Der Rechtsanwalt für Asyl- und Strafrecht, Peter Wolfslast (Listenplatz 1 des Wahlkreis 1), versuchte seine Teilnahme an den MMW-Aufmärschen durch das Tragen von Perücken, Mützen und Sonnenbrillen zu verschleiern. Am 7. April 2018 betätigte sich Wolfslast als Organisator einer eigenen Kundgebung in Hamburg, zu der sich etwa 30 Rechte, darunter Mitglieder der AfD und NPD, mobilisieren ließen. Auch außerhalb Hamburgs zeigt sich Wolfslast bei rechten Veranstaltungen, wie bei einer Konferenz von dem rechten Magazin «Compact» in Berlin.
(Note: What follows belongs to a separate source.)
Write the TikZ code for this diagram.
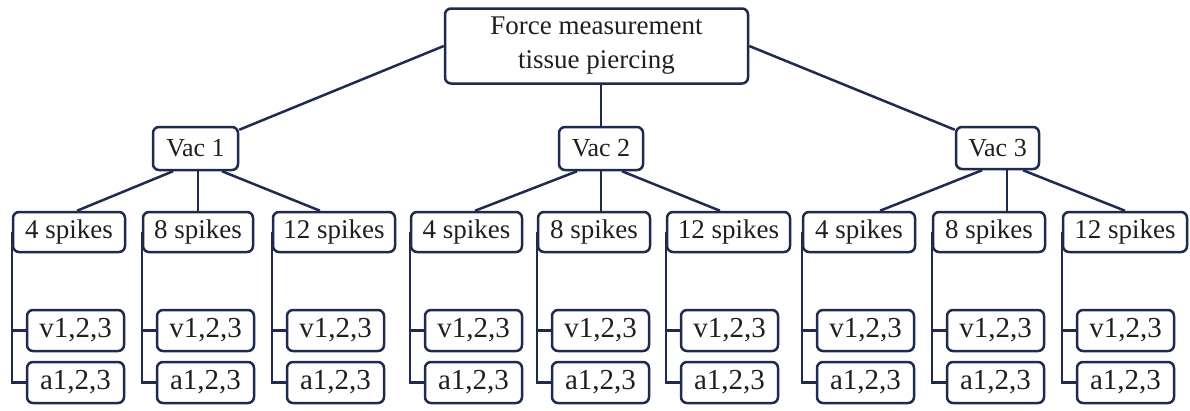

Der Dritte Kandidat des Bezirks Mitte, Michael Tauck (Platz 2 der Wahlkreisliste 1 und Abgeordneter der Bezirksfraktion Hamburg-Mitte), zeigt sich in sozialen Medien deutlich als Faschist. Tauck wünscht sich Höcke als Parteivorsitzenden, liked die Facebook-Seite des „Flügels“ und teilt dessen Beiträge. Mit der Aussage „Unserer Bezirk Hamburg Mitte verleiht Hamburg Flügel“ spiegelt Tauck den Zustand des Bezirksverbands wieder. Bis heute beteiligt Tauck sich sehr rege in der Facebook Gruppe von MMW. Seine Begeisterung für das 3. Reich zeigt er mit einem Lied der bekannten Neonaziband „Sturmwehr“. Doch es bleibt nicht bei der Begeisterung für extrem rechte Bands. Die Wehrmacht verklärt er zu „Helden“, die keine Verbrechen begangen hätten und den Nazi-General Erwin Rommel bezeichnet er als „einer der größten Helden der Deutschen Geschichte“.

Eine Wahl-Alternative auch für Faschist*innen

Vor wenigen Tagen konnte in Thüringen alle Welt beobachten mit welch perfiden Methoden die selbsternannte „Mitte“ aus FDP und CDU der Partei um den Faschisten Björn Höcke zu Macht verholfen hat. Das Vorgehen war entgegen der Eigendarstellung kein unvorhersehbarer Coup der AfD, sondern der bewusste Versuch der „bürgerlich-liberalen“ Koalition die Grenzen nach rechts aufzuweichen. Geschlossen im Kampf gegen alles was politisch links erscheint. Auch in Hamburg taktierte die FDP bereits inhaltlich mit der AfD und stimmte als einzige Hamburger Partei 43 mal Anträgen der AfD zu.

Im Vorfeld der Thüringen Wahl riefen prominente Neonazis wie der NPD-Kader und militante Neonazi Thorsten Heise dazu auf die AfD zu wählen. Auch in Hamburg gab es bereits Berührungspunkte zwischen AfD und NPD auf den „Merkel muss weg“ Kundgebungen. Zur Bürgerschaftswahl 2020 tritt die NPD Hamburg allerdings nicht an. Ihre Anhänger*innen dürften diesmal die AfD wählen.

Die AfD gibt nach außen durch Unvereinbarkeitsbeschlüsse gegenüber extrem rechten Organisationen wie der „Identitären Bewegung“ vor, sich aktiv von diesen abzugrenzen. In der Praxis ist die AfD aber zu einem lukrativen Arbeitgeber für genau diese Protagonisten geworden, die Zusammenarbeit findet in den Parlamenten, Parteibüros und eben auch auf der Straße statt. Wer die AfD wählt, tut dies nicht aus Protest oder Unwissenheit, sondern genau deshalb, weil die AfD bewusst rassistische Inhalte transportiert und die Flanken bis in den Neonazismus hinein offen hält.